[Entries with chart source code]
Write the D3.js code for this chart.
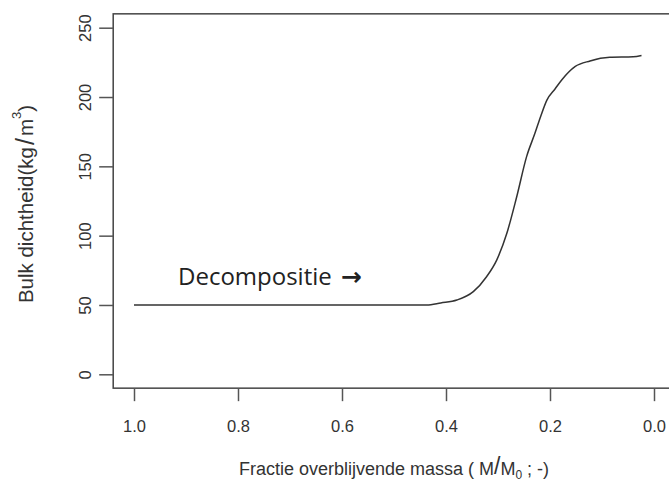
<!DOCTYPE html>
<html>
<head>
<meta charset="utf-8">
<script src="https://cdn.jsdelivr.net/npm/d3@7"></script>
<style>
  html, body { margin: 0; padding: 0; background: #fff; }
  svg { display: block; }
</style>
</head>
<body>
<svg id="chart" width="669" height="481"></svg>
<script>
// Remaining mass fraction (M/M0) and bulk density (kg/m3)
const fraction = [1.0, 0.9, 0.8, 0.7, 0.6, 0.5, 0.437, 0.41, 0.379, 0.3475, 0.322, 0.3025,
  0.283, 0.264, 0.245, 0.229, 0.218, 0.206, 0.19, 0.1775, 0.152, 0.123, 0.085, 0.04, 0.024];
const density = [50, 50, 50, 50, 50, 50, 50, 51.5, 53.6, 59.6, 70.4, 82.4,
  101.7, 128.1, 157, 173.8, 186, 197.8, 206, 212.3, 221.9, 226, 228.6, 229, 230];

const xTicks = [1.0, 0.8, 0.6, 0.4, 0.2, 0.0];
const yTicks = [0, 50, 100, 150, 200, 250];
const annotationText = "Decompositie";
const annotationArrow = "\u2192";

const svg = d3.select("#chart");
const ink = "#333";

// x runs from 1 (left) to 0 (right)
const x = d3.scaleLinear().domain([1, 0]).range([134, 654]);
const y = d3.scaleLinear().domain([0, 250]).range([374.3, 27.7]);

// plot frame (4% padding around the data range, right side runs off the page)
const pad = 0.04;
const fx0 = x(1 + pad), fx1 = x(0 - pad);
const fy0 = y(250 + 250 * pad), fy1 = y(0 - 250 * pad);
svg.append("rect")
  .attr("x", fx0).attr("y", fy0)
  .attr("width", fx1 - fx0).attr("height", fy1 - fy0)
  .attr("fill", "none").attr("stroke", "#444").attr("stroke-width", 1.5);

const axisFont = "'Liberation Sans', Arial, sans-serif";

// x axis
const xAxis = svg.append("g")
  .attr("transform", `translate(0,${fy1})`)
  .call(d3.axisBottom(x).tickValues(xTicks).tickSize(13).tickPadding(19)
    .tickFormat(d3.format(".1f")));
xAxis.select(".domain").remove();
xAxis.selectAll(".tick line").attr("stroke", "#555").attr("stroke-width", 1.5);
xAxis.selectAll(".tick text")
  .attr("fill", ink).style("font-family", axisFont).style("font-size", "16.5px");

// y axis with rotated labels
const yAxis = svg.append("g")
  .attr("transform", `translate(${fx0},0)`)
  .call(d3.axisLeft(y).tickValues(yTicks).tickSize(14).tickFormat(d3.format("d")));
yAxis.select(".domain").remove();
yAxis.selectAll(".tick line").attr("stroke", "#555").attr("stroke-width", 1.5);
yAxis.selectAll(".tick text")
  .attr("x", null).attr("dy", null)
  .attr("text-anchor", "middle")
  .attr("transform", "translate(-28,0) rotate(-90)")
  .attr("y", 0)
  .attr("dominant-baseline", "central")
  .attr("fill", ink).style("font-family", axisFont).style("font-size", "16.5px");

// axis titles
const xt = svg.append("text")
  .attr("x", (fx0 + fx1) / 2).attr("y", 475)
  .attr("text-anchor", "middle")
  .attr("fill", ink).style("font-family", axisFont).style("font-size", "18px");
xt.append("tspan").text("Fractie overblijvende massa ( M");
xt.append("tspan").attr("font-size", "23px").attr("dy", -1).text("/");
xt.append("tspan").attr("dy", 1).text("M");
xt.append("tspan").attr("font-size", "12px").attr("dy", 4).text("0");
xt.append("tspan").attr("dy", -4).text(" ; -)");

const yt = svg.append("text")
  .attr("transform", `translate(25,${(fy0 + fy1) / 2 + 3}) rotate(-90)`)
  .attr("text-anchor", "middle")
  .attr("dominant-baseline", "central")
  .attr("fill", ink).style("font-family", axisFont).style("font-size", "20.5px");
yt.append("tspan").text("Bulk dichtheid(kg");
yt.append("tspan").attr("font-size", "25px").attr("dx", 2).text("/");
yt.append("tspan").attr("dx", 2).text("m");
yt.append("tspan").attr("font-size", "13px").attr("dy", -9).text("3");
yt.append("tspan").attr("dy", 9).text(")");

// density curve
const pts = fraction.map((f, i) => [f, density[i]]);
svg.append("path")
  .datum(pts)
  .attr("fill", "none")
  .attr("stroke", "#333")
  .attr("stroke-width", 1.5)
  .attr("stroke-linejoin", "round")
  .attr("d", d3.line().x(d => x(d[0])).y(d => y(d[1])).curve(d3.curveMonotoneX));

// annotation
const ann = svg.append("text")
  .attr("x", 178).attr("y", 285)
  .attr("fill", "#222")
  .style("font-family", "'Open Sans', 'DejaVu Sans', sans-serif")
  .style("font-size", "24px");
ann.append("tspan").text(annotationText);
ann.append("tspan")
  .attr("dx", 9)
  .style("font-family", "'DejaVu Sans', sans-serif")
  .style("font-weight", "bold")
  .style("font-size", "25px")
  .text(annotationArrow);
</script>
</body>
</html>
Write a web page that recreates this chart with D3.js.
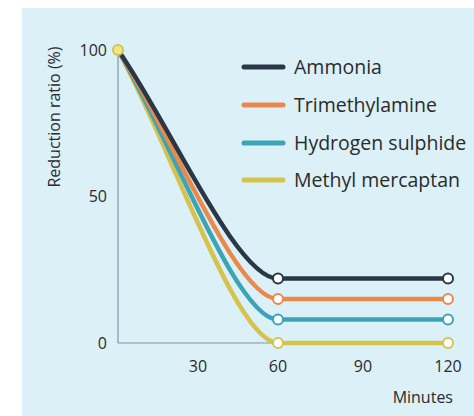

▶ [WORK TO BE COMPLETED]: Write out every line above exactly as it is, leaving out the pictures.

▶ [WRITTEN RESPONSE]:
Write the D3.js code for this chart.
<!DOCTYPE html>
<html>
<head>
<meta charset="utf-8">
<script src="https://cdn.jsdelivr.net/npm/d3@7"></script>
<style>
  html, body { margin: 0; padding: 0; background: #fff; }
  svg { display: block; }
</style>
</head>
<body>
<svg id="chart" width="669" height="481"></svg>
<script>
// Remaining mass fraction (M/M0) and bulk density (kg/m3)
const fraction = [1.0, 0.9, 0.8, 0.7, 0.6, 0.5, 0.437, 0.41, 0.379, 0.3475, 0.322, 0.3025,
  0.283, 0.264, 0.245, 0.229, 0.218, 0.206, 0.19, 0.1775, 0.152, 0.123, 0.085, 0.04, 0.024];
const density = [50, 50, 50, 50, 50, 50, 50, 51.5, 53.6, 59.6, 70.4, 82.4,
  101.7, 128.1, 157, 173.8, 186, 197.8, 206, 212.3, 221.9, 226, 228.6, 229, 230];

const xTicks = [1.0, 0.8, 0.6, 0.4, 0.2, 0.0];
const yTicks = [0, 50, 100, 150, 200, 250];
const annotationText = "Decompositie";
const annotationArrow = "\u2192";

const svg = d3.select("#chart");
const ink = "#333";

// x runs from 1 (left) to 0 (right)
const x = d3.scaleLinear().domain([1, 0]).range([134, 654]);
const y = d3.scaleLinear().domain([0, 250]).range([374.3, 27.7]);

// plot frame (4% padding around the data range, right side runs off the page)
const pad = 0.04;
const fx0 = x(1 + pad), fx1 = x(0 - pad);
const fy0 = y(250 + 250 * pad), fy1 = y(0 - 250 * pad);
svg.append("rect")
  .attr("x", fx0).attr("y", fy0)
  .attr("width", fx1 - fx0).attr("height", fy1 - fy0)
  .attr("fill", "none").attr("stroke", "#444").attr("stroke-width", 1.5);

const axisFont = "'Liberation Sans', Arial, sans-serif";

// x axis
const xAxis = svg.append("g")
  .attr("transform", `translate(0,${fy1})`)
  .call(d3.axisBottom(x).tickValues(xTicks).tickSize(13).tickPadding(19)
    .tickFormat(d3.format(".1f")));
xAxis.select(".domain").remove();
xAxis.selectAll(".tick line").attr("stroke", "#555").attr("stroke-width", 1.5);
xAxis.selectAll(".tick text")
  .attr("fill", ink).style("font-family", axisFont).style("font-size", "16.5px");

// y axis with rotated labels
const yAxis = svg.append("g")
  .attr("transform", `translate(${fx0},0)`)
  .call(d3.axisLeft(y).tickValues(yTicks).tickSize(14).tickFormat(d3.format("d")));
yAxis.select(".domain").remove();
yAxis.selectAll(".tick line").attr("stroke", "#555").attr("stroke-width", 1.5);
yAxis.selectAll(".tick text")
  .attr("x", null).attr("dy", null)
  .attr("text-anchor", "middle")
  .attr("transform", "translate(-28,0) rotate(-90)")
  .attr("y", 0)
  .attr("dominant-baseline", "central")
  .attr("fill", ink).style("font-family", axisFont).style("font-size", "16.5px");

// axis titles
const xt = svg.append("text")
  .attr("x", (fx0 + fx1) / 2).attr("y", 475)
  .attr("text-anchor", "middle")
  .attr("fill", ink).style("font-family", axisFont).style("font-size", "18px");
xt.append("tspan").text("Fractie overblijvende massa ( M");
xt.append("tspan").attr("font-size", "23px").attr("dy", -1).text("/");
xt.append("tspan").attr("dy", 1).text("M");
xt.append("tspan").attr("font-size", "12px").attr("dy", 4).text("0");
xt.append("tspan").attr("dy", -4).text(" ; -)");

const yt = svg.append("text")
  .attr("transform", `translate(25,${(fy0 + fy1) / 2 + 3}) rotate(-90)`)
  .attr("text-anchor", "middle")
  .attr("dominant-baseline", "central")
  .attr("fill", ink).style("font-family", axisFont).style("font-size", "20.5px");
yt.append("tspan").text("Bulk dichtheid(kg");
yt.append("tspan").attr("font-size", "25px").attr("dx", 2).text("/");
yt.append("tspan").attr("dx", 2).text("m");
yt.append("tspan").attr("font-size", "13px").attr("dy", -9).text("3");
yt.append("tspan").attr("dy", 9).text(")");

// density curve
const pts = fraction.map((f, i) => [f, density[i]]);
svg.append("path")
  .datum(pts)
  .attr("fill", "none")
  .attr("stroke", "#333")
  .attr("stroke-width", 1.5)
  .attr("stroke-linejoin", "round")
  .attr("d", d3.line().x(d => x(d[0])).y(d => y(d[1])).curve(d3.curveMonotoneX));

// annotation
const ann = svg.append("text")
  .attr("x", 178).attr("y", 285)
  .attr("fill", "#222")
  .style("font-family", "'Open Sans', 'DejaVu Sans', sans-serif")
  .style("font-size", "24px");
ann.append("tspan").text(annotationText);
ann.append("tspan")
  .attr("dx", 9)
  .style("font-family", "'DejaVu Sans', sans-serif")
  .style("font-weight", "bold")
  .style("font-size", "25px")
  .text(annotationArrow);
</script>
</body>
</html>
Write a web page that recreates this chart with D3.js.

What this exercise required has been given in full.